* begin Supplied material *

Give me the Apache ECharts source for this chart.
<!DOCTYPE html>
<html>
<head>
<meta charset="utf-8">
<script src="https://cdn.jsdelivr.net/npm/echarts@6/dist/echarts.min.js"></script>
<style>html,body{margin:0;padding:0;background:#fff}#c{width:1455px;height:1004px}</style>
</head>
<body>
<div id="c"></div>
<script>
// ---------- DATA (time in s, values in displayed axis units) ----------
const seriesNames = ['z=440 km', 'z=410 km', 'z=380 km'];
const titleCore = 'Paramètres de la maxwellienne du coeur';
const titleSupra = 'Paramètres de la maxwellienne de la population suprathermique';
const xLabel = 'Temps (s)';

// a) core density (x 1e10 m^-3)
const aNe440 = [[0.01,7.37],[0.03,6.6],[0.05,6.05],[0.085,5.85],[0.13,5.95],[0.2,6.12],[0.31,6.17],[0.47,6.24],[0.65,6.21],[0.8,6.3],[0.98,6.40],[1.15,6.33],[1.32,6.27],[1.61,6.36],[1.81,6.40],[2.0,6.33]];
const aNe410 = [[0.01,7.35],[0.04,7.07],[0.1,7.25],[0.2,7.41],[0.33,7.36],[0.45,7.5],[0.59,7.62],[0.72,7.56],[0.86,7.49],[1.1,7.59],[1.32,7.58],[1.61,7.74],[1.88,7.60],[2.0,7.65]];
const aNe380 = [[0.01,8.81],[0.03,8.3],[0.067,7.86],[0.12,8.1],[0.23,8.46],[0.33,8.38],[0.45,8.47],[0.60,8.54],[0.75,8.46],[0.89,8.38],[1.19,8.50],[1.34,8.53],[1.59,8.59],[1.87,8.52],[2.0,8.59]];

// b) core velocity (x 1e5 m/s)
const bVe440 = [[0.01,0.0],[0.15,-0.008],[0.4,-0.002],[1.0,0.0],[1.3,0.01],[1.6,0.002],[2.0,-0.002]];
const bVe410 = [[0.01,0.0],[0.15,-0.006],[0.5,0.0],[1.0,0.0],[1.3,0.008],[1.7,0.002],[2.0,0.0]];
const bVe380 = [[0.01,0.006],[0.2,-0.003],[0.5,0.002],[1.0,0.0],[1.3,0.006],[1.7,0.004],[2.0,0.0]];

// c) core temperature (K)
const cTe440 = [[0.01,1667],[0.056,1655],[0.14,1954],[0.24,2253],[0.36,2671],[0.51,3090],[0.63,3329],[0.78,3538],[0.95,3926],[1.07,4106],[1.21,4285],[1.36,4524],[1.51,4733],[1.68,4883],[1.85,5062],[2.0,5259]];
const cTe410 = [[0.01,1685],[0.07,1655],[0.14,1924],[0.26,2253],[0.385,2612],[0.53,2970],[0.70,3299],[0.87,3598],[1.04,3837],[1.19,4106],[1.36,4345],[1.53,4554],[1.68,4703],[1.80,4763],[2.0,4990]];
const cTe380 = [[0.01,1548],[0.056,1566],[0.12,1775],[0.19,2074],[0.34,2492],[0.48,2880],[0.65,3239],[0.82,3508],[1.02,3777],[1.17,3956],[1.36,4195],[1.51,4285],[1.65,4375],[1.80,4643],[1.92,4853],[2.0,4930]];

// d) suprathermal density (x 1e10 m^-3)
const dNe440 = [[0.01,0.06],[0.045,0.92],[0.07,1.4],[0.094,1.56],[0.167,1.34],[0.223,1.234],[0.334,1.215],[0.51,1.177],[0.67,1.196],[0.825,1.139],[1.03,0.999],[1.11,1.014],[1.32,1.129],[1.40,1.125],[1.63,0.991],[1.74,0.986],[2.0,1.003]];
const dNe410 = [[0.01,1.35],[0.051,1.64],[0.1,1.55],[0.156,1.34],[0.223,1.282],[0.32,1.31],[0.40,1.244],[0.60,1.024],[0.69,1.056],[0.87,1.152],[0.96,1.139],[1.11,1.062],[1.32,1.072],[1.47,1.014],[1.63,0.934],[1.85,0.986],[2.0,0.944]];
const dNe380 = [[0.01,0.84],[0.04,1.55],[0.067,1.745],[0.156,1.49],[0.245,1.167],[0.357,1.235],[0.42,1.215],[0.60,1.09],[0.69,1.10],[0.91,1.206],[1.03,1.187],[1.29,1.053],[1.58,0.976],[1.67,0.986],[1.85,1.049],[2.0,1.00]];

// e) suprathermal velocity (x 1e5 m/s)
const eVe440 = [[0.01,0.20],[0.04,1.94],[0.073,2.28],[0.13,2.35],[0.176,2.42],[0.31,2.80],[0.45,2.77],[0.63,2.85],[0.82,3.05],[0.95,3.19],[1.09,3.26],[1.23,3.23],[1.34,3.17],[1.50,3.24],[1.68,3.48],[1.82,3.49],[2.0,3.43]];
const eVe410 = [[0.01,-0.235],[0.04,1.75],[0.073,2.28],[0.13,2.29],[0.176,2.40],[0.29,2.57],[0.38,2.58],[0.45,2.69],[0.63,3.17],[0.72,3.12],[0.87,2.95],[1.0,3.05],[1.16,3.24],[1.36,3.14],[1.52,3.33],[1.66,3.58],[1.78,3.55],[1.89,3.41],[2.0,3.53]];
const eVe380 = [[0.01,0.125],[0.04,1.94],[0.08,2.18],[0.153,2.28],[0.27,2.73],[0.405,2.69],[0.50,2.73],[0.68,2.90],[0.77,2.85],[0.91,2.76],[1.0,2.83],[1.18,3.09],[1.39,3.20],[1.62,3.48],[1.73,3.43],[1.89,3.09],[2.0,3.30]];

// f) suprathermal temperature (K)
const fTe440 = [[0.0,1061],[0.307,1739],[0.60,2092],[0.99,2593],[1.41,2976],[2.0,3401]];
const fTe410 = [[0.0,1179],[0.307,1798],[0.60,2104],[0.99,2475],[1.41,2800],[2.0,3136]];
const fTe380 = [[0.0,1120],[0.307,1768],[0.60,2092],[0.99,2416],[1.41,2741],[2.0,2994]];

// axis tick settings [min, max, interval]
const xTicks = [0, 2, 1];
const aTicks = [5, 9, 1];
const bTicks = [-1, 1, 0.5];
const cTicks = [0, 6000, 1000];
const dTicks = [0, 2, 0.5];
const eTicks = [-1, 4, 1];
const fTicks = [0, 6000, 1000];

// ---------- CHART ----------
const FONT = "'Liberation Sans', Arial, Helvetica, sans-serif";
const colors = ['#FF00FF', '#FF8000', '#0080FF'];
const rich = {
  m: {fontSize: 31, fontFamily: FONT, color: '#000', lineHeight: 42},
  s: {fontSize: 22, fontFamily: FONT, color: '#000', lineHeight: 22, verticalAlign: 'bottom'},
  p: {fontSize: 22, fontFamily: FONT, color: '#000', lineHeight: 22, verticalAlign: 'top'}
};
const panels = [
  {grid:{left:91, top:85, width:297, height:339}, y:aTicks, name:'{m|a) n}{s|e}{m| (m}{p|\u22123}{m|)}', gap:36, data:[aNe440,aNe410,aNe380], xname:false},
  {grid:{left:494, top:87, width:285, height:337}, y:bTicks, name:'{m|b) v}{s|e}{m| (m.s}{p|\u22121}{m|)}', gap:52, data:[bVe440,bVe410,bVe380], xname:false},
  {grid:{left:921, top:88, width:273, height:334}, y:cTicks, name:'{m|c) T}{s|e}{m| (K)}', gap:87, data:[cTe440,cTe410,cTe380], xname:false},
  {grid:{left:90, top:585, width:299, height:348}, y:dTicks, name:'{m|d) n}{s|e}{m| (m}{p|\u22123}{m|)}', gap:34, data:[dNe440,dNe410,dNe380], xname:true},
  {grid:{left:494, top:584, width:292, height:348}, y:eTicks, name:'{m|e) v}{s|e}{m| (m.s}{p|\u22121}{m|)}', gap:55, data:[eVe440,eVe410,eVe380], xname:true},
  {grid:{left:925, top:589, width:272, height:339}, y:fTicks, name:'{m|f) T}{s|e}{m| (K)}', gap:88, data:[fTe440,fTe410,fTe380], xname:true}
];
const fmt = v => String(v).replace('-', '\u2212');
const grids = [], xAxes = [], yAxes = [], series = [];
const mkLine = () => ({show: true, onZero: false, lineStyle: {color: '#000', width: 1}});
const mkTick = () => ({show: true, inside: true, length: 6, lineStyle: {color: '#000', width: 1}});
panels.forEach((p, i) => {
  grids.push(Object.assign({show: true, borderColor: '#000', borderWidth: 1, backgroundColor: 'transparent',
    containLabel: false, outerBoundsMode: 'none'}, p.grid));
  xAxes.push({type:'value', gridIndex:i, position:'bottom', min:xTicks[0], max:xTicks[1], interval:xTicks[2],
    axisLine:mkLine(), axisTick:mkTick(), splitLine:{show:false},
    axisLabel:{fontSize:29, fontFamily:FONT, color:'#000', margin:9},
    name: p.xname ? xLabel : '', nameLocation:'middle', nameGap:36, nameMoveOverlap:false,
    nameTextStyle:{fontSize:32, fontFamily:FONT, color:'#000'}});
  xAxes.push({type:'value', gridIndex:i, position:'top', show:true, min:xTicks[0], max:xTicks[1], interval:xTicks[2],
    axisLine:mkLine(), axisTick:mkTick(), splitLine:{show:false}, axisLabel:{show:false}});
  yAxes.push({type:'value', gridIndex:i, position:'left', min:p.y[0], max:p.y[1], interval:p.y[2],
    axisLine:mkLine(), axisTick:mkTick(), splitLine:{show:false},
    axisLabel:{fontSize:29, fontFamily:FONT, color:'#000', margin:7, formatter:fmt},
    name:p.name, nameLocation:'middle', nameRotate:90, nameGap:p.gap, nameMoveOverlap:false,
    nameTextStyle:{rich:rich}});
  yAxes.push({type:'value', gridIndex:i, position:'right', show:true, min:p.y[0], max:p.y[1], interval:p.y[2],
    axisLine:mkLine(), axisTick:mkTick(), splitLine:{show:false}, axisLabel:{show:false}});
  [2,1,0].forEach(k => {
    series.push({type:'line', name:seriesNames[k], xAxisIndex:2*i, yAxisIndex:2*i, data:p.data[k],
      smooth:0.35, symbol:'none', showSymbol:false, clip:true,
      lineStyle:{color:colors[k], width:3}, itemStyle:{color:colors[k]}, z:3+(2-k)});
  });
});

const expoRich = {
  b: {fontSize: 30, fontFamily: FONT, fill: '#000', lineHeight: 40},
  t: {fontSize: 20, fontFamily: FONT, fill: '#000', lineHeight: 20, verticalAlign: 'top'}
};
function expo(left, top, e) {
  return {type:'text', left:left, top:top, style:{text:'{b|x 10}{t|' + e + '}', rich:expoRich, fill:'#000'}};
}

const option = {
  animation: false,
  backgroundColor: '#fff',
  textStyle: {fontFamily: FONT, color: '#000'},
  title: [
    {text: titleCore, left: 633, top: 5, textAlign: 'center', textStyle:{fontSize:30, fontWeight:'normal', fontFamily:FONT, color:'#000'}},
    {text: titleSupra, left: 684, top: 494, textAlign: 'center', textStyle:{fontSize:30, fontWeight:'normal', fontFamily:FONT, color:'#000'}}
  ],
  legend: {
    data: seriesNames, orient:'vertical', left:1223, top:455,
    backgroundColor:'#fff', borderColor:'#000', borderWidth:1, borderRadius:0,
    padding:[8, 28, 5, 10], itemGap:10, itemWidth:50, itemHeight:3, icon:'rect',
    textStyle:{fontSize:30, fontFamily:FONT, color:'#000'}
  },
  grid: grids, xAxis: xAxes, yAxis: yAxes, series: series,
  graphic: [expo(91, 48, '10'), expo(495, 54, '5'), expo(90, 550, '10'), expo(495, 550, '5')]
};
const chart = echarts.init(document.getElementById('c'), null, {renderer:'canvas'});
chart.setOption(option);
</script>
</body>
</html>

* end Supplied material *

Return nothing but the lines from the first line of the listing through the line with "const xLabel = 'Temps (s)';", please, keeping every one of them unchanged.

-- Expected output --
Give me the Apache ECharts source for this chart.
<!DOCTYPE html>
<html>
<head>
<meta charset="utf-8">
<script src="https://cdn.jsdelivr.net/npm/echarts@6/dist/echarts.min.js"></script>
<style>html,body{margin:0;padding:0;background:#fff}#c{width:1455px;height:1004px}</style>
</head>
<body>
<div id="c"></div>
<script>
// ---------- DATA (time in s, values in displayed axis units) ----------
const seriesNames = ['z=440 km', 'z=410 km', 'z=380 km'];
const titleCore = 'Paramètres de la maxwellienne du coeur';
const titleSupra = 'Paramètres de la maxwellienne de la population suprathermique';
const xLabel = 'Temps (s)';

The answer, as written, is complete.